Pope Sabinian |
|
---|---|
Papacy began | 13 September 604 |
Papacy ended | 22 February 606 |
Predecessor | Gregory I |
Successor | Boniface III |
Personal details | |
Born | Blera, Eastern Roman Empire |
Died | 22 February 606 Rome, Eastern Roman Empire |
Pope Sabinian (Latin: Sabinianus, died 22 February 606) was Pope from 13 September 604 to his death in 606. Pope during the Byzantine (Eastern Roman) domination of the Papacy, he was fourth former apocrisiarius to Constantinople elected pope.
Sabinian was born at Blera (Bieda) near Viterbo. He had been sent by Pope Gregory I as Apostolic nuncio, to Constantinople, but he apparently was not entirely satisfactory in that office. He returned to Rome in 597.
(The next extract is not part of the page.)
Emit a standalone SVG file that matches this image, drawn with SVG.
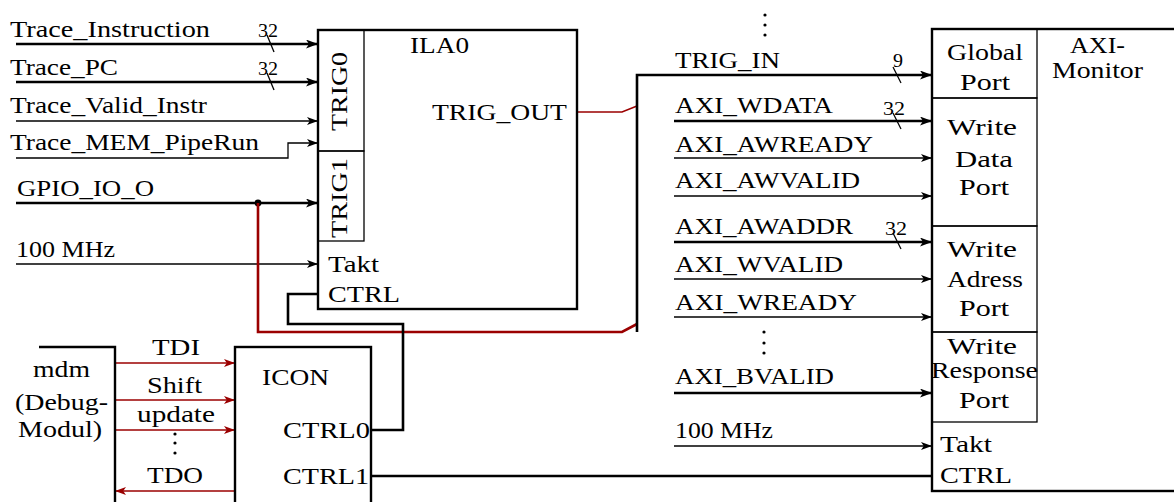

He was probably consecrated pope on 13 September 604. He incurred unpopularity by his unseasonable economies, although the Liber Pontificalis states that he distributed grain during a famine at Rome under his pontificate. The erudite Italian Augustinian Onofrio Panvinio (1529–1568), in his Epitome pontificum Romanorum (Venice, 1557), attributes to him the introduction of the custom of ringing bells at the canonical hours and the celebration of the Eucharist. The first attribution of this was in Guillaume Durand's thirteenth-century Rationale Divinorum Officiorum.
During his reign, Sabinian was seen as a counterfoil to his predecessor Pope Gregory I. Whereas Gregory distributed grain to the Roman populace as invasion loomed, Sabinian sold it for high prices (though this may be a later interpolation by Gregory's biographers). The Liber Pontificalis praises him for "filling the church with clergy," in contrast to Gregory, who rose rapidly from simple monk to bishop of Rome.